*Data provided:*
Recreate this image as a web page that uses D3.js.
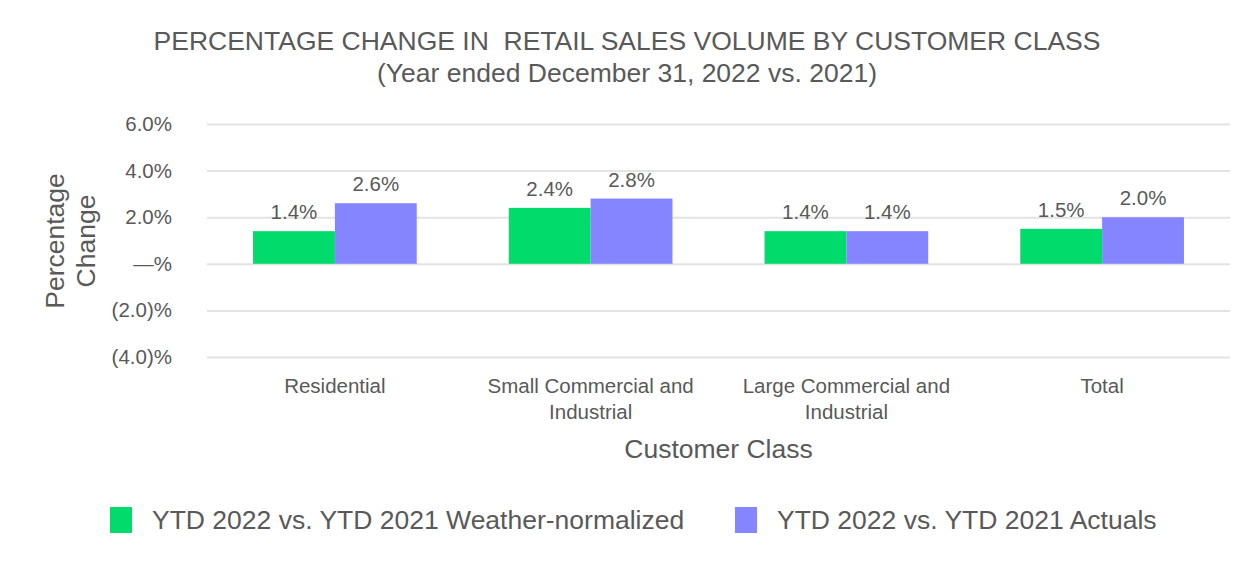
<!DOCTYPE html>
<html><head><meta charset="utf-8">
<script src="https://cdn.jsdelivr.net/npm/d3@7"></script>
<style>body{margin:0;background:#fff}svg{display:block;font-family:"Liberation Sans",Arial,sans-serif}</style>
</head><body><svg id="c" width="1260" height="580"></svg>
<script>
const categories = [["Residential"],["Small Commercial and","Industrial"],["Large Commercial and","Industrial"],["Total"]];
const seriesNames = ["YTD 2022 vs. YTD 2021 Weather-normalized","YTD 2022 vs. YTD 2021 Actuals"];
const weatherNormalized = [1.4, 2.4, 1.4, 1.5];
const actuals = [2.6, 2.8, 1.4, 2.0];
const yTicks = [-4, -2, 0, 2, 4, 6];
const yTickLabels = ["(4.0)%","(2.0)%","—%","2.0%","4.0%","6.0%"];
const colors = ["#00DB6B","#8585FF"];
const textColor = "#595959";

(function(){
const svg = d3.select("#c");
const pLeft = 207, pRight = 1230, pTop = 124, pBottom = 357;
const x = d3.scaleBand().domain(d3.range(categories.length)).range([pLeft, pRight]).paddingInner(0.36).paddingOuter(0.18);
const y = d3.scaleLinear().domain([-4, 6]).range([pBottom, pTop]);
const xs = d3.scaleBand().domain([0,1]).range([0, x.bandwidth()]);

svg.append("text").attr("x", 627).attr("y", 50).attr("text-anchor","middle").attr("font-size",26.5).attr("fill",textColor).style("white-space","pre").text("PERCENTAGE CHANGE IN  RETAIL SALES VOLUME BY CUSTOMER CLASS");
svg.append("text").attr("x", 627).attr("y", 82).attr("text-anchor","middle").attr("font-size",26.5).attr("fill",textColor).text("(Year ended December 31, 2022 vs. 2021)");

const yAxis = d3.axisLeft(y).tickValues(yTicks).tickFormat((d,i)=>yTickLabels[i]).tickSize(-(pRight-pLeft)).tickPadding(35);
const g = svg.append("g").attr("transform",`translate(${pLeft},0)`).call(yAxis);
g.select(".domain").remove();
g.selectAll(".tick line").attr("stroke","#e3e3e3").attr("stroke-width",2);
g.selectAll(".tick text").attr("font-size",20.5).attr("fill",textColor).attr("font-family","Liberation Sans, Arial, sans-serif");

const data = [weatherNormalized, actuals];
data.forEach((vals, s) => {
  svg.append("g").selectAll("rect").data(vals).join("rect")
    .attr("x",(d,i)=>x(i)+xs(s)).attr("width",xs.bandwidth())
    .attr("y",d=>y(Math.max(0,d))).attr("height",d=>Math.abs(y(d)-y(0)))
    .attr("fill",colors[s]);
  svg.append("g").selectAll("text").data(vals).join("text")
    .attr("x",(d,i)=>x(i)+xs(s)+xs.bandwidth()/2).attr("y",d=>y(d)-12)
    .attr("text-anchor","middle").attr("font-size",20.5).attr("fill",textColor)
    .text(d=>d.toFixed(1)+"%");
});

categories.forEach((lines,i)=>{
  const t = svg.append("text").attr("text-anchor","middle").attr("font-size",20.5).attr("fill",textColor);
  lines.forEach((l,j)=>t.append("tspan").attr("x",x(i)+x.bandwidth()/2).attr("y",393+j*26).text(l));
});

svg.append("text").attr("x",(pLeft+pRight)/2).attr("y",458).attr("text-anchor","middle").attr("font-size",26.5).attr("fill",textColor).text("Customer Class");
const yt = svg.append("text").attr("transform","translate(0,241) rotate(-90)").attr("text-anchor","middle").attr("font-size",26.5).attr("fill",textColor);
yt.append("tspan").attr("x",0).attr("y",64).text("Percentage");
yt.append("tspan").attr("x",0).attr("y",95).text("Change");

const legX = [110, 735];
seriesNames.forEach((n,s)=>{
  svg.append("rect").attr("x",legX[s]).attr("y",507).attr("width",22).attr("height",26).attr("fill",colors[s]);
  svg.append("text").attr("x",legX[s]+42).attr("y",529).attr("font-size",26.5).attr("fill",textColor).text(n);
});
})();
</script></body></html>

*Direction:*
Leave the pictures out and copy the rest of the data exactly.

*Expected answer:*
Recreate this image as a web page that uses D3.js.
<!DOCTYPE html>
<html><head><meta charset="utf-8">
<script src="https://cdn.jsdelivr.net/npm/d3@7"></script>
<style>body{margin:0;background:#fff}svg{display:block;font-family:"Liberation Sans",Arial,sans-serif}</style>
</head><body><svg id="c" width="1260" height="580"></svg>
<script>
const categories = [["Residential"],["Small Commercial and","Industrial"],["Large Commercial and","Industrial"],["Total"]];
const seriesNames = ["YTD 2022 vs. YTD 2021 Weather-normalized","YTD 2022 vs. YTD 2021 Actuals"];
const weatherNormalized = [1.4, 2.4, 1.4, 1.5];
const actuals = [2.6, 2.8, 1.4, 2.0];
const yTicks = [-4, -2, 0, 2, 4, 6];
const yTickLabels = ["(4.0)%","(2.0)%","—%","2.0%","4.0%","6.0%"];
const colors = ["#00DB6B","#8585FF"];
const textColor = "#595959";

(function(){
const svg = d3.select("#c");
const pLeft = 207, pRight = 1230, pTop = 124, pBottom = 357;
const x = d3.scaleBand().domain(d3.range(categories.length)).range([pLeft, pRight]).paddingInner(0.36).paddingOuter(0.18);
const y = d3.scaleLinear().domain([-4, 6]).range([pBottom, pTop]);
const xs = d3.scaleBand().domain([0,1]).range([0, x.bandwidth()]);

svg.append("text").attr("x", 627).attr("y", 50).attr("text-anchor","middle").attr("font-size",26.5).attr("fill",textColor).style("white-space","pre").text("PERCENTAGE CHANGE IN  RETAIL SALES VOLUME BY CUSTOMER CLASS");
svg.append("text").attr("x", 627).attr("y", 82).attr("text-anchor","middle").attr("font-size",26.5).attr("fill",textColor).text("(Year ended December 31, 2022 vs. 2021)");

const yAxis = d3.axisLeft(y).tickValues(yTicks).tickFormat((d,i)=>yTickLabels[i]).tickSize(-(pRight-pLeft)).tickPadding(35);
const g = svg.append("g").attr("transform",`translate(${pLeft},0)`).call(yAxis);
g.select(".domain").remove();
g.selectAll(".tick line").attr("stroke","#e3e3e3").attr("stroke-width",2);
g.selectAll(".tick text").attr("font-size",20.5).attr("fill",textColor).attr("font-family","Liberation Sans, Arial, sans-serif");

const data = [weatherNormalized, actuals];
data.forEach((vals, s) => {
  svg.append("g").selectAll("rect").data(vals).join("rect")
    .attr("x",(d,i)=>x(i)+xs(s)).attr("width",xs.bandwidth())
    .attr("y",d=>y(Math.max(0,d))).attr("height",d=>Math.abs(y(d)-y(0)))
    .attr("fill",colors[s]);
  svg.append("g").selectAll("text").data(vals).join("text")
    .attr("x",(d,i)=>x(i)+xs(s)+xs.bandwidth()/2).attr("y",d=>y(d)-12)
    .attr("text-anchor","middle").attr("font-size",20.5).attr("fill",textColor)
    .text(d=>d.toFixed(1)+"%");
});

categories.forEach((lines,i)=>{
  const t = svg.append("text").attr("text-anchor","middle").attr("font-size",20.5).attr("fill",textColor);
  lines.forEach((l,j)=>t.append("tspan").attr("x",x(i)+x.bandwidth()/2).attr("y",393+j*26).text(l));
});

svg.append("text").attr("x",(pLeft+pRight)/2).attr("y",458).attr("text-anchor","middle").attr("font-size",26.5).attr("fill",textColor).text("Customer Class");
const yt = svg.append("text").attr("transform","translate(0,241) rotate(-90)").attr("text-anchor","middle").attr("font-size",26.5).attr("fill",textColor);
yt.append("tspan").attr("x",0).attr("y",64).text("Percentage");
yt.append("tspan").attr("x",0).attr("y",95).text("Change");

const legX = [110, 735];
seriesNames.forEach((n,s)=>{
  svg.append("rect").attr("x",legX[s]).attr("y",507).attr("width",22).attr("height",26).attr("fill",colors[s]);
  svg.append("text").attr("x",legX[s]+42).attr("y",529).attr("font-size",26.5).attr("fill",textColor).text(n);
});
})();
</script></body></html>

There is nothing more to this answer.